When Combinatorial Thompson Sampling meets Approximation Regret

We study the Combinatorial Thompson Sampling policy (CTS) for combinatorial multi-armed bandit problems (CMAB), within an approximation regret setting. Although CTS has attracted a lot of interest, it has a drawback that other usual CMAB policies do not have when considering non-exact oracles: for some oracles, CTS has a poor approximation regret (scaling linearly with the time horizon $T$) [Wang and Chen, 2018]. A study is then necessary to discriminate the oracles on which CTS could learn. This study was started by Kong et al. [2021]: they gave the first approximation regret analysis of CTS for the greedy oracle, obtaining an upper bound of order $\mathcal{O}(\log(T)/\Delta^2)$, where $\Delta$ is some minimal reward gap. In this paper, our objective is to push this study further than the simple case of the greedy oracle.
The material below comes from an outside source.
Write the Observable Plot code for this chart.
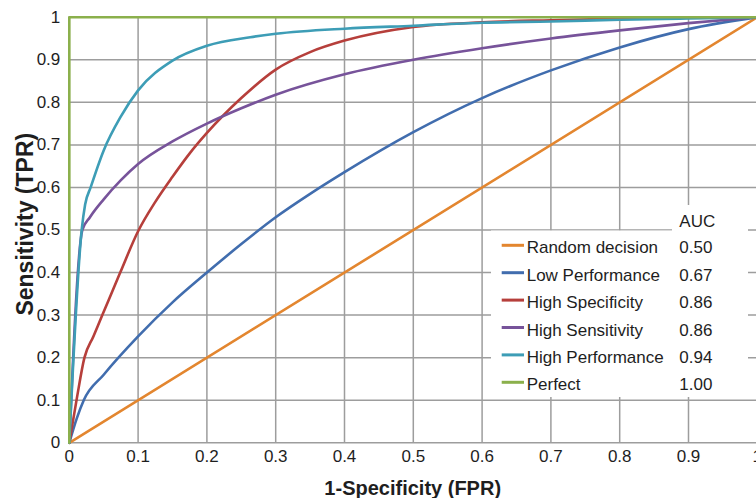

We provide the first $\mathcal{O}(\log(T)/\Delta)$ approximation regret upper bound for CTS, obtained under a specific condition on the approximation oracle, allowing a reduction to the exact oracle analysis. We thus term this condition REDUCE2EXACT, and observe that it is satisfied in many concrete examples. Moreover, it can be extended to the probabilistically triggered arms setting, thus capturing even more problems, such as online influence maximization.